In Syrian conflict, women rescuers are saving lives and changing minds
More Syrian women are working as first-responders in rebel-held areas. Trained in emergency medical care and search and rescue operations, they are winning over conservative Syrians by playing a nontraditional role in the conflict.
Majed Al-Hamwi / Courtesy of Syria Civil Defense
Braving a steady rain of bombs in rebel-held areas of Syria, women are quietly proving their mettle as rescue workers and inspiring others to join them in the grueling task of saving lives. Three all-women teams are now part of the “White Helmets,” or civil defense units, in Aleppo City and Idlib Province, two strongholds of anti-regime resistance.
“The scenes we witness are tragic, there are so many casualties, but with the passage of time we grew accustomed to it,” says Hassna Shawaf, a former math teacher and one of three members of a female rescue unit from Maaret al-Numan, a town on the highway linking Aleppo to Damascus. “This is the reality we live in so we must adapt and act.”
The Syrian Civil Defense is a network of 2,052 volunteers operating as first responders in opposition-held areas of the embattled nation. When bombs bring buildings crashing down, they are the first on scene to clear the rubble, search for any survivors, and ferry casualties to the nearest medical facility.
Ms. Shawaf is on duty eight hours per day, taking part in rescue operations alongside male colleagues. She joined less than two months ago and is already training the next generation of female first responders. Initially, she says her parents opposed the idea, but now they want her younger sisters to follow in her footsteps.
“In the beginning we had difficulties in terms of society accepting the idea. Women working in civil defense? It came across as a strange idea, but after we started working and showed them what we are capable of doing, it became widely accepted to the point that families now encourage their daughters to join too,” she says.
In areas where the victims of violence, and their families, hew to conservative values, the presence of women rescue workers can make a difference between life and death. In one recent case, the owner of a bombed out house in the town of Jisr al-Shugur refused to allow men in to treat women casualties. But the all-female team was allowed to intervene.
Raed Saleh, a founding member of the civil defense units in Idlib, says the introduction of female units has helped to raise awareness of the risks of unexploded ordnance in the community and providing psychological support after traumatic experiences.
“They visit homes and schools to provide psychological support to women and children, and they raise awareness on how to deal with the residues of war – cluster bombs and mines planted in rural areas along the border,” says Mr. Saleh. “Women know how to convey ideas to children much more clearly than do men.”

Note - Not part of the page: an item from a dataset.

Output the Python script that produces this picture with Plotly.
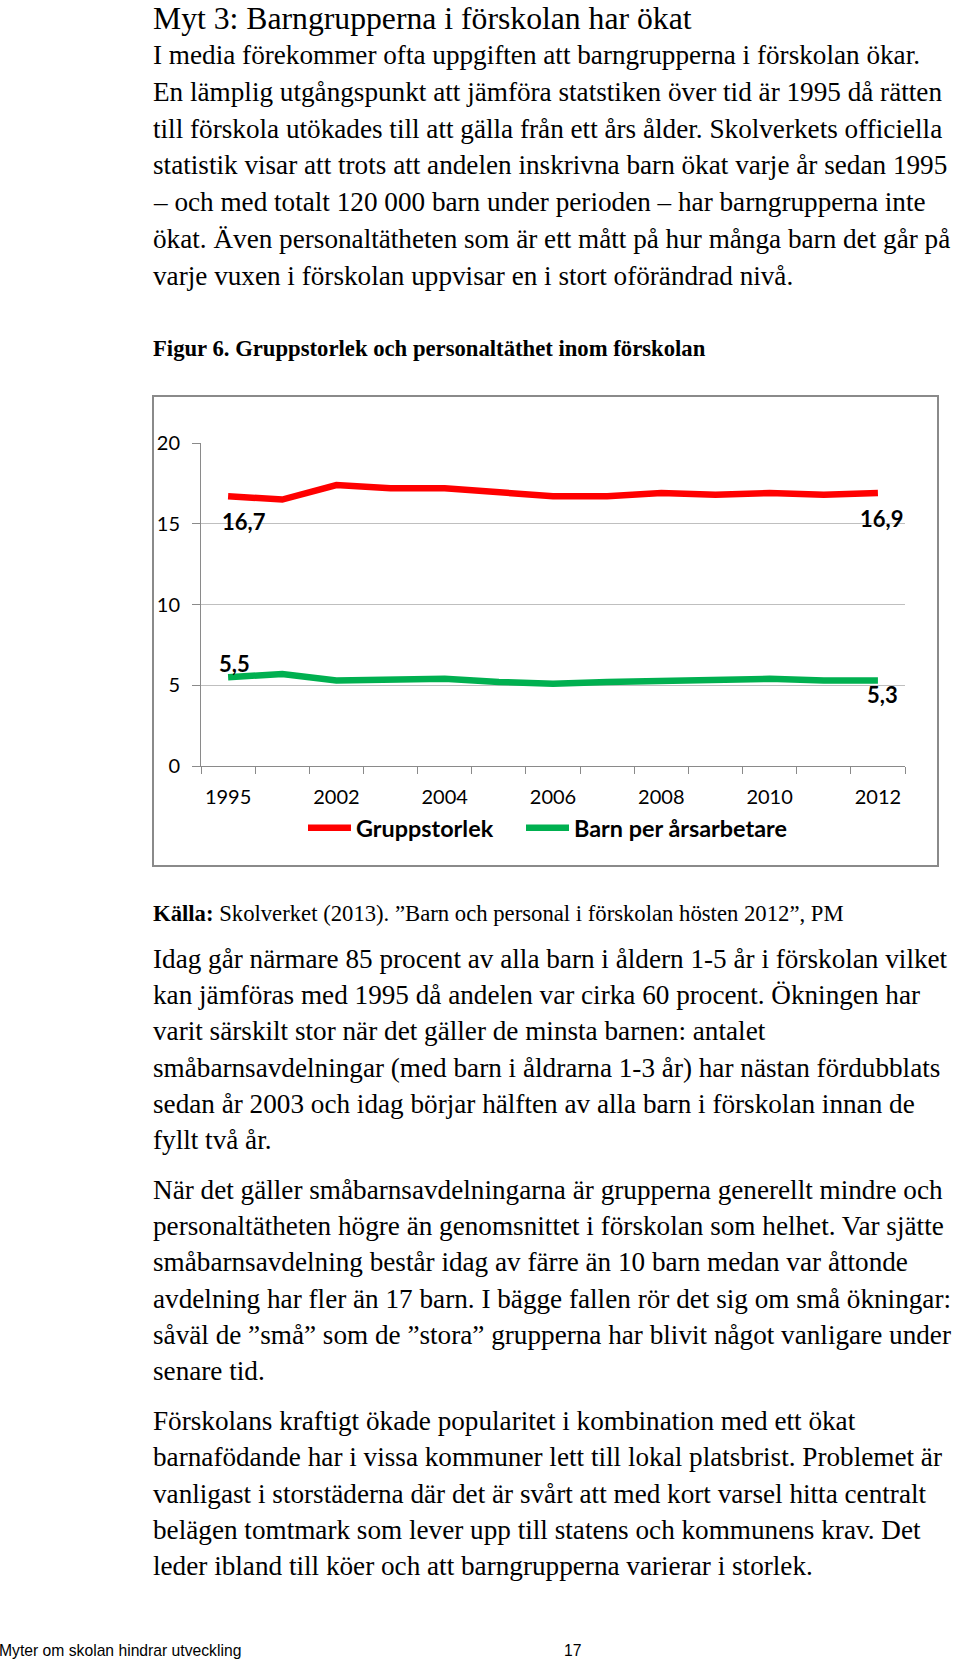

Women are still a tiny fraction of the volunteer forces. They have been trained in emergency medical care and light search and rescue at workshops held in Turkey and Syria. Saleh says the White Helmets aim to scale up that number and have launched a fundraising campaign to raise $90,000 to buy ambulances and equip more responders.
The rescuers say they have no political affiliation and that rebel groups of all stripes, including Al Qaeda’s branch in Syria, let them move unhindered and help out when necessary. They have, however, lost touch with their volunteers in Raqqa, a stronghold of the Islamic State targeted by regime and coalition air strikes.
Nearly 200,000 people have been killed in the Syrian conflict, more than a third of them civilians, according to figures compiled by the Britain-based Syrian Observatory for Human Rights, which draws on information from activists and medics across the country.
Deaths in the line of duty
In this context of widespread destruction, the White Helmets are credited with saving more than 10,000 lives. Twenty-one male volunteers have been killed in the line of duty, most of them in Aleppo, where the regime has been dropping barrel bombs – steel tanks packed with crude explosives – in areas outside of its control throughout the year.
Shahd is among six women who joined the civil defense units of the shell-shocked city in October – despite her husband’s objections.
“The situation here is very bad. We get no respite from aerial attacks,” she says, speaking over a choppy Internet connection. “Every day we face barrel bombs. They land very near us.”
Despite the risks and responsibility of raising two children, Shahd and her husband, also a relief worker, have decided to stay put in Aleppo.
“The hardest thing we face is not being able to save someone. Of course there is fear, but as long as the possibility of saving just one person exists, we can overcome that fear,” she says.